### SUPPLIED INFORMATION
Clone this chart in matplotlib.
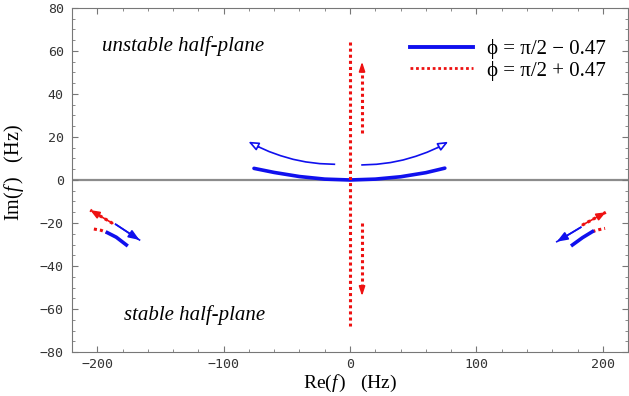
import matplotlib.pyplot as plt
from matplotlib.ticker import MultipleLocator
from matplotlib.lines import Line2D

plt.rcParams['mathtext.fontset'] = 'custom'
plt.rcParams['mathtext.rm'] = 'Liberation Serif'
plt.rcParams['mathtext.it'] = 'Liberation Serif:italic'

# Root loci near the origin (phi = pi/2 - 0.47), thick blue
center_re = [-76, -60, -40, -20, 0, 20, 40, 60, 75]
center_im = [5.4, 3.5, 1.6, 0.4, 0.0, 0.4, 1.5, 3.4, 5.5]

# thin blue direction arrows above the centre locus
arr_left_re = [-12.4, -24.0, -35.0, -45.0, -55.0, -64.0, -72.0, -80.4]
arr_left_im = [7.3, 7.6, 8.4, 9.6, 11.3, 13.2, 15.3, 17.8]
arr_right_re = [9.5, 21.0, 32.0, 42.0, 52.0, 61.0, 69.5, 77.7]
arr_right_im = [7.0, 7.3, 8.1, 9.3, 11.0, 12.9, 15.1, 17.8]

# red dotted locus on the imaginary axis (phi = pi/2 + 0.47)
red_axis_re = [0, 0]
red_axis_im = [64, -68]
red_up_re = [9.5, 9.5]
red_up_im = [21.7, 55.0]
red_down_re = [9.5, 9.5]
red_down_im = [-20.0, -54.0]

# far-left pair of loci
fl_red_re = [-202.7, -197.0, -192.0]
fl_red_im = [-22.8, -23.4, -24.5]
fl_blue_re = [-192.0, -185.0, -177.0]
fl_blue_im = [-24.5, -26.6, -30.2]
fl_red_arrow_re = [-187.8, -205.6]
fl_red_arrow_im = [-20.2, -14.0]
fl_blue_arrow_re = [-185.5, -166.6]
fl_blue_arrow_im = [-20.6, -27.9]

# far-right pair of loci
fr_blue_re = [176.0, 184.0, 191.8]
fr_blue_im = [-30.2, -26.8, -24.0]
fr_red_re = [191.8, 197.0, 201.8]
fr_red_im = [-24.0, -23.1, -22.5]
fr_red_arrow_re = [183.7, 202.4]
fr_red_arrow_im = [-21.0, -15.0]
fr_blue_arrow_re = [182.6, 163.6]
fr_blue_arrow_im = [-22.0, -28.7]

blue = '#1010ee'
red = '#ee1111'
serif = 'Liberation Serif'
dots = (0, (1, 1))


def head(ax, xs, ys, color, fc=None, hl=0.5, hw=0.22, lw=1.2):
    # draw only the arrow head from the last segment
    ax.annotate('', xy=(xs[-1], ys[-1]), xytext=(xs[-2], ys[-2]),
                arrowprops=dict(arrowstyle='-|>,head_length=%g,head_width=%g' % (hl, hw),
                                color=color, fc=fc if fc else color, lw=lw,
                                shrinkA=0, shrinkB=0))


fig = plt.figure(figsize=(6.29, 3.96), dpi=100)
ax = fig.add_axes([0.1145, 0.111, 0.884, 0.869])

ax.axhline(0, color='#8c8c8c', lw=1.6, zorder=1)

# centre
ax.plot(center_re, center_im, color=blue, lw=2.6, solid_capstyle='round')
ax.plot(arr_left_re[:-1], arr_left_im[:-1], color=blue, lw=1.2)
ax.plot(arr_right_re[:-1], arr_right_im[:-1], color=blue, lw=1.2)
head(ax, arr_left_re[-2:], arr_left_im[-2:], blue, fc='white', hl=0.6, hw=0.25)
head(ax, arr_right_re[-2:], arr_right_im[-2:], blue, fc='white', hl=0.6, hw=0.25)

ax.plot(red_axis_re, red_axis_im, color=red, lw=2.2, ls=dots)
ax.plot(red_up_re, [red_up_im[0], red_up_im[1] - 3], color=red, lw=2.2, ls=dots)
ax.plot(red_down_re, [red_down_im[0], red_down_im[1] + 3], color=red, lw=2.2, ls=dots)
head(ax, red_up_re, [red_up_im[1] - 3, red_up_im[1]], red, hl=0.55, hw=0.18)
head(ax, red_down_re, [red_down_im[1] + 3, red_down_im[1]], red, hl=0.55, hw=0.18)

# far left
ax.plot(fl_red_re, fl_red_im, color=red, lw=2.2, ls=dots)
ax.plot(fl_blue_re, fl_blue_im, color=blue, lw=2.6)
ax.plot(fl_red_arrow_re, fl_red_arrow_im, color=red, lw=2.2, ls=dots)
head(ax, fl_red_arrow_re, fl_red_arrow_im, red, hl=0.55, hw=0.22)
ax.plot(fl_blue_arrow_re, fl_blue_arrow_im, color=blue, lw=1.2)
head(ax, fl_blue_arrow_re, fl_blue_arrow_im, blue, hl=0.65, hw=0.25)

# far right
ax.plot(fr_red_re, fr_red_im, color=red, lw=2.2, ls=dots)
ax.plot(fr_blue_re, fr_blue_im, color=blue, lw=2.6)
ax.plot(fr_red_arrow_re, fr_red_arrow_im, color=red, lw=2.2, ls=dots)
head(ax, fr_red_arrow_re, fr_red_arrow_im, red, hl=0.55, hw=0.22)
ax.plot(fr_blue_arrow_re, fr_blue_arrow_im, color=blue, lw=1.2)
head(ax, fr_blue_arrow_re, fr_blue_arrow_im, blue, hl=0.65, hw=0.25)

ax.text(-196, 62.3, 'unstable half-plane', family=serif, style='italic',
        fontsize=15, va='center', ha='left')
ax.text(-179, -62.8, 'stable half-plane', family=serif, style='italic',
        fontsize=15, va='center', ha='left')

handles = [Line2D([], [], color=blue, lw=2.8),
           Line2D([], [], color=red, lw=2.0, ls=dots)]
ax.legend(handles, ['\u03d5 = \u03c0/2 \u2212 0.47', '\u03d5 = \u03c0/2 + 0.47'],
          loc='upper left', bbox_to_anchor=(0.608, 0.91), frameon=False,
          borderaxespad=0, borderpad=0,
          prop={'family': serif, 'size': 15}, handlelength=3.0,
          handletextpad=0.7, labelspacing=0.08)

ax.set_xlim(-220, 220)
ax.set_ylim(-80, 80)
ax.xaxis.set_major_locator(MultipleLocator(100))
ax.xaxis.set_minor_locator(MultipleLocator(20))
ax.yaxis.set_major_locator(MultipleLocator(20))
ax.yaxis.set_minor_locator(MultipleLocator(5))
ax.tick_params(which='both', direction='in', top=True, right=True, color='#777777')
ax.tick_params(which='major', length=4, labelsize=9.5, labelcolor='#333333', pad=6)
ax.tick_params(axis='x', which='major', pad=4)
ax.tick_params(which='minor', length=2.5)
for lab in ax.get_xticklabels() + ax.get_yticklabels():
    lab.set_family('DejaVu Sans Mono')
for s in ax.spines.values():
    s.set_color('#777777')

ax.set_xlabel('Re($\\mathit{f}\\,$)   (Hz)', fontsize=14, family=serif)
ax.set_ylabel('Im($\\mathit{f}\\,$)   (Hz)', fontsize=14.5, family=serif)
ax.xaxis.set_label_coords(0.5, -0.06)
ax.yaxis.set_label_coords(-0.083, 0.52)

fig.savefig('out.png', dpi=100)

### TASK TO COMPLETE
Extract the lines exactly, please: the first line of the listing, the line with "center_im = [5.4, 3.5, 1.6, 0.4, 0.0, 0.4, 1.5, 3.4, 5.5]", and every line between them, but no pictures.

### EXERCISE ANSWER
Clone this chart in matplotlib.
import matplotlib.pyplot as plt
from matplotlib.ticker import MultipleLocator
from matplotlib.lines import Line2D

plt.rcParams['mathtext.fontset'] = 'custom'
plt.rcParams['mathtext.rm'] = 'Liberation Serif'
plt.rcParams['mathtext.it'] = 'Liberation Serif:italic'

# Root loci near the origin (phi = pi/2 - 0.47), thick blue
center_re = [-76, -60, -40, -20, 0, 20, 40, 60, 75]
center_im = [5.4, 3.5, 1.6, 0.4, 0.0, 0.4, 1.5, 3.4, 5.5]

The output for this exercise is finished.